I remember when Nickelodeon announced their 90’s are All That a few years back. The idea was to bring in all the old Nick shows many of us who were/are college age had grown up with. I remember my brother and I got psyched because we were thinking “Yes, the return of Pete and Pete.”
Sadly, we only got an overplay of about 3 “classic” shows and an episode here and there of Hey Arnold.
If you haven’t heard of the show or need a refresher the Adventures of Pete and Pete aired for 3 seasons from 1993-1996 and was created by Will McRobb and Christ Viscardi. The show revolved around two brothers both named Pete who lived a small town called Wellsville. Older Pete (who’s in high school) typically narrates the show by telling a story either about his little brother or himself. The short lived series is quirky, surreal, original, and comedic. It was stapled into my mind as a kid and through a recent discovery of episodes on Youtube, I found that the show still holds up pretty well.
There was so much I had actually forgotten which made my re-watch oddly refreshing, but familiar enough to give me that sense of nostalgia. Sure, there are scenes that are a bit too gimmicky along with a noticeable loss of quality in season 3, but that doesn’t steer it away from being a fantastic show. The narration reminds me a great deal of a Christmas Story – usage of long words, looking fondly back on childhood memories (even though the events usually take place a day or two ago), and talking about the kid world as a separate entity from the adult world, yet still giving the adult characters development and arcs. There’s something in there for everyone and even my dad got excited when he saw there were episodes up online because he loved watching it just as much as my brother and I.
I think what truly caught my eye was the surrealism. It sounds strange saying that about a show geared towards kids, but the style is there and it doesn’t try to hide itself from the audience. The show has a nice variety of odd characters all living in this small, seemingly normal town. There’s Mr. Tasty, the ice-cream man, who never seems to take off his mask so no one knows his real name or face. He’s an enigma who travels the world in his spare time while still never taking off the mask. It’s weird, but it works for the show. It’s goofy, but interesting. There’s an episode about the hottest day during summer where the temperature is so high that people are hallucinating. During this we see Mr. Tasty in front of what looks like the Apocalypse and it’s comedic while still holding onto the oddity that is Wellsville.
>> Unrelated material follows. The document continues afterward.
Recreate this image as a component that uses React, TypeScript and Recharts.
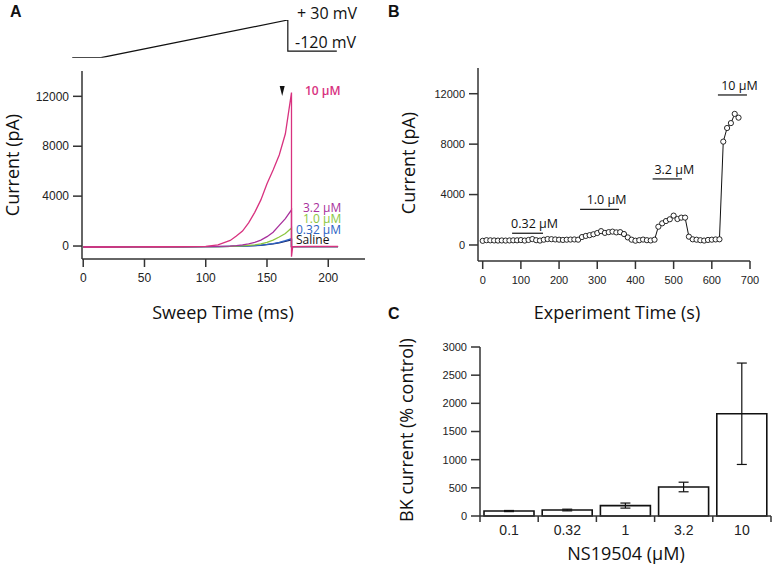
import React from 'react';
import {
  LineChart,
  Line,
  BarChart,
  Bar,
  ErrorBar,
  XAxis,
  YAxis,
  ReferenceLine,
  ReferenceDot,
} from 'recharts';

const W = 773;
const H = 565;
const titleFont = '"Open Sans", sans-serif';
const tickFont = '"Liberation Sans", Arial, sans-serif';
const axisColor = '#333';
const tickFill = '#222';

// A — voltage protocol (ms, mV)
const protocolT = [-9, 14.5, 167, 167, 207];
const protocolMv = [-152, -152, 30, -120, -120];

// A — sweep currents (pA)
const sweepTimes = [0, 20, 40, 60, 80, 100, 110, 120, 125, 130, 135, 140, 145, 150, 155, 160, 165, 170];
const sweep10 = [-80, -80, -70, -60, -50, -20, 100, 450, 800, 1200, 1850, 2700, 3700, 5000, 6100, 7300, 9000, 12300];
const sweep32 = [-80, -80, -70, -60, -60, -50, -30, 0, 40, 100, 180, 300, 470, 750, 1100, 1650, 2200, 2900];
const sweep1 = [-80, -80, -70, -60, -60, -50, -40, -30, -10, 10, 50, 100, 180, 300, 480, 720, 1000, 1450];
const sweep032 = [-80, -80, -70, -60, -60, -50, -40, -30, -20, 0, 20, 40, 80, 130, 200, 300, 430, 600];
const sweepSaline = [-80, -80, -70, -60, -60, -50, -40, -30, -20, -10, 10, 30, 60, 110, 170, 260, 370, 500];
const tailTimes = [170, 171, 185, 208];
const tail10 = [-850, -40, -30, -30];
const tailOther = [-40, -40, -40, -40];

// B — experiment time course
const expTimes = [
  0, 10, 20, 30, 40, 50, 60, 70, 80, 90, 100, 110, 120, 130, 140, 150, 160, 170, 180, 190,
  200, 210, 220, 230, 240, 250, 260, 270, 280, 290, 300, 310, 320, 330, 340, 350, 360, 370, 380, 390,
  400, 410, 420, 430, 440, 450, 460, 470, 480, 490, 500, 510, 520, 530, 540, 550, 560, 570, 580, 590,
  600, 610, 620, 630, 640, 650, 660, 670,
];
const expCurrent = [
  330, 380, 370, 360, 350, 360, 350, 360, 370, 370, 390, 350, 400, 470, 380, 350, 420, 470, 460, 440,
  420, 400, 420, 430, 440, 420, 630, 720, 780, 850, 950, 1100, 960, 1020, 1060, 1000, 1020, 870, 600, 420,
  340, 380, 430, 380, 360, 420, 1450, 1720, 1900, 2040, 2330, 2060, 2170, 2170, 660, 450, 420, 380, 350, 400,
  420, 440, 450, 8200, 9280, 9670, 10400, 10100,
];
const applyNames = ['0.32 µM', '1.0 µM', '3.2 µM', '10 µM'];
const applyFrom = [77, 255, 445, 616];
const applyTo = [158, 357, 522, 692];
const applyY = [930, 2830, 5240, 11900];

// C — concentration response
const concLabels = ['0.1', '0.32', '1', '3.2', '10'];
const concPos = [0.5, 1.5, 2.5, 3.5, 4.5];
const bkMean = [88, 106, 185, 515, 1815];
const bkErr = [10, 15, 45, 85, 900];

const zip = (ts: number[], vs: number[]) => ts.map((t, i) => ({ t, v: vs[i] }));

const sweepSeries = [
  { name: 'Saline', color: '#1b2a6b', data: [...zip(sweepTimes, sweepSaline), ...zip(tailTimes, tailOther)] },
  { name: '0.32', color: '#2c62c4', data: [...zip(sweepTimes, sweep032), ...zip(tailTimes, tailOther)] },
  { name: '1.0', color: '#8cc63f', data: [...zip(sweepTimes, sweep1), ...zip(tailTimes, tailOther)] },
  { name: '3.2', color: '#a8309c', data: [...zip(sweepTimes, sweep32), ...zip(tailTimes, tailOther)] },
  { name: '10', color: '#d8327f', data: [...zip(sweepTimes, sweep10), ...zip(tailTimes, tail10)] },
];
const protocolData = zip(protocolT, protocolMv);
const expData = zip(expTimes, expCurrent);
const bkData = concPos.map((x, i) => ({ x, v: bkMean[i], e: bkErr[i] }));

const axisLine = { stroke: axisColor, strokeWidth: 1.5 };
const tickStyle = { fontSize: 12, fill: tickFill, fontFamily: tickFont };
const layer: React.CSSProperties = { position: 'absolute', left: 0, top: 0 };

function Arrowhead(p: any) {
  const { cx, cy } = p;
  return <polygon points={`${cx - 2.5},${cy - 5} ${cx + 2.5},${cy - 5} ${cx},${cy + 5}`} fill="#111" />;
}

function ConcTick(props: any) {
  const { x, y, payload } = props;
  const v = payload.value;
  if (Number.isInteger(v)) {
    return <line x1={x} x2={x} y1={y} y2={y + 6} stroke={axisColor} strokeWidth={1.5} />;
  }
  return (
    <text x={x} y={y + 19} textAnchor="middle" fontSize={14} fontFamily={tickFont} fill={tickFill}>
      {concLabels[Math.floor(v)]}
    </text>
  );
}

function ApplyLabel(name: string) {
  return (p: any) => {
    const vb = p.viewBox || {};
    return (
      <text x={vb.x + (vb.width || 0) / 2 + 7} y={vb.y - 5} textAnchor="middle" fontSize={12.5} fontFamily={titleFont} fill="#111">
        {name}
      </text>
    );
  };
}

const titleStyle = { fontFamily: titleFont, fontSize: 18, fill: '#111' };
const doseLabel = { fontFamily: titleFont, fontSize: 12 };

export default function App() {
  return (
    <div style={{ position: 'absolute', left: 0, top: 0, width: W, height: H, background: '#fff', overflow: 'hidden' }}>
      {/* A: voltage protocol */}
      <div style={layer}>
        <LineChart width={W} height={120} margin={{ top: 20, right: 408, bottom: 62.3, left: 71 }}>
          <XAxis type="number" dataKey="t" domain={[-10, 230]} hide allowDataOverflow />
          <YAxis type="number" domain={[-152, 30]} hide allowDataOverflow />
          <Line data={protocolData} dataKey="v" stroke="#111" strokeWidth={1.2} dot={false} isAnimationActive={false} />
        </LineChart>
      </div>

      {/* A: sweep currents */}
      <div style={layer}>
        <LineChart width={W} height={H} margin={{ top: 71, right: 408, bottom: 266, left: 0 }}>
          <XAxis type="number" dataKey="t" domain={[-1, 230]} ticks={[0, 50, 100, 150, 200]} interval={0} allowDataOverflow
            height={40} tickSize={8} tickMargin={6} axisLine={axisLine} tickLine={axisLine} tick={tickStyle} />
          <YAxis type="number" domain={[-1040, 14030]} ticks={[0, 4000, 8000, 12000]} interval={0} allowDataOverflow
            width={82} tickSize={9} tickMargin={4} axisLine={axisLine} tickLine={axisLine} tick={tickStyle} />
          {sweepSeries.map((s) => (
            <Line key={s.name} data={s.data} dataKey="v" stroke={s.color} strokeWidth={1.3} dot={false} isAnimationActive={false} />
          ))}
          <ReferenceDot x={162.4} y={12430} r={0} shape={Arrowhead} />
        </LineChart>
      </div>

      {/* B: time course */}
      <div style={layer}>
        <LineChart width={W} height={H} margin={{ top: 68, right: 23, bottom: 264, left: 0 }}>
          <XAxis type="number" dataKey="t" domain={[-12.3, 700]} ticks={[0, 100, 200, 300, 400, 500, 600, 700]} interval={0}
            allowDataOverflow height={40} tickSize={8} tickMargin={7} axisLine={axisLine} tickLine={axisLine}
            tick={{ ...tickStyle, fontSize: 11 }} />
          <YAxis type="number" domain={[-1270, 14040]} ticks={[0, 4000, 8000, 12000]} interval={0} allowDataOverflow
            width={478} tickSize={9} tickMargin={4} axisLine={axisLine} tickLine={axisLine} tick={{ ...tickStyle, fontSize: 11 }} />
          {applyNames.map((n, i) => (
            <ReferenceLine key={n} segment={[{ x: applyFrom[i], y: applyY[i] }, { x: applyTo[i], y: applyY[i] }]}
              stroke="#222" strokeWidth={1.3} label={ApplyLabel(n)} />
          ))}
          <Line data={expData} dataKey="v" stroke="#111" strokeWidth={1}
            dot={{ r: 2.6, fill: '#fff', stroke: '#111', strokeWidth: 0.9 }} isAnimationActive={false} />
        </LineChart>
      </div>

      {/* C: bars */}
      <div style={layer}>
        <BarChart width={W} height={H} data={bkData} margin={{ top: 347, right: 2, bottom: 9, left: 0 }} barSize={50}>
          <XAxis type="number" dataKey="x" domain={[0, 5]} ticks={[0, 0.5, 1, 1.5, 2, 2.5, 3, 3.5, 4, 4.5, 5]} interval={0}
            height={40} tickSize={0} tickMargin={0} tickLine={false} axisLine={axisLine} tick={<ConcTick />} />
          <YAxis type="number" domain={[0, 3000]} ticks={[0, 500, 1000, 1500, 2000, 2500, 3000]} interval={0}
            width={480} tickSize={9} tickMargin={4} axisLine={axisLine} tickLine={axisLine} tick={{ ...tickStyle, fontSize: 11 }} />
          <Bar dataKey="v" fill="#fff" stroke="#111" strokeWidth={1.6} isAnimationActive={false}>
            <ErrorBar dataKey="e" width={5} stroke="#111" strokeWidth={1.2} direction="y" />
          </Bar>
        </BarChart>
      </div>

      {/* texts */}
      <svg width={W} height={H} style={{ ...layer, pointerEvents: 'none' }}>
        <text x={10} y={17} fontFamily={tickFont} fontWeight="bold" fontSize={16} fill="#111">A</text>
        <text x={388} y={17} fontFamily={tickFont} fontWeight="bold" fontSize={16} fill="#111">B</text>
        <text x={388} y={319} fontFamily={tickFont} fontWeight="bold" fontSize={16} fill="#111">C</text>

        <text x={297} y={19} fontFamily={titleFont} fontSize={16} fill="#111">+ 30 mV</text>
        <text x={295} y={48} fontFamily={titleFont} fontSize={16} fill="#111">-120 mV</text>

        <text x={305} y={94.5} {...doseLabel} fontWeight={600} fill="#d8327f">10 µM</text>
        <text x={303} y={211.5} {...doseLabel} fill="#a8309c">3.2 µM</text>
        <text x={303} y={223} {...doseLabel} fill="#8cc63f">1.0 µM</text>
        <text x={296} y={234} {...doseLabel} fill="#2c62c4">0.32 µM</text>
        <text x={296} y={243.5} {...doseLabel} fill="#111">Saline</text>

        <text x={223} y={319} textAnchor="middle" {...titleStyle}>Sweep Time (ms)</text>
        <text x={617} y={319} textAnchor="middle" {...titleStyle}>Experiment Time (s)</text>
        <text x={626} y={560} textAnchor="middle" {...titleStyle}>NS19504 (µM)</text>

        <text transform="translate(19,165) rotate(-90)" textAnchor="middle" {...titleStyle}>Current (pA)</text>
        <text transform="translate(415,163) rotate(-90)" textAnchor="middle" {...titleStyle}>Current (pA)</text>
        <text transform="translate(413,430) rotate(-90)" textAnchor="middle" {...titleStyle}>BK current (% control)</text>
      </svg>
    </div>
  );
}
There’s another episode that focuses on a mysterious payphone out in the middle of nowhere that rings every day and has been for almost 3 decades. It drives the residents nuts, but no one has enough courage to answer the call. It’s a legendary mystery that haunts the town so much that there’s a call center to comfort anyone who is losing their mind to it. Eventually younger Pete decides to answer and the viewer gradually learns just who this call is for and why. It’s all done in a comedic fashion, but it’s still an original plot that I can’t say I’ve seen handled before. At least, not in this fashion. Strange phone calls are a norm in scary movies, but this ringing payphone at the edge of town was something entirely different. It’s plots like this that give the show a voice – a creative one. A voice that may not be for everyone, but one that’s amusing and authentic.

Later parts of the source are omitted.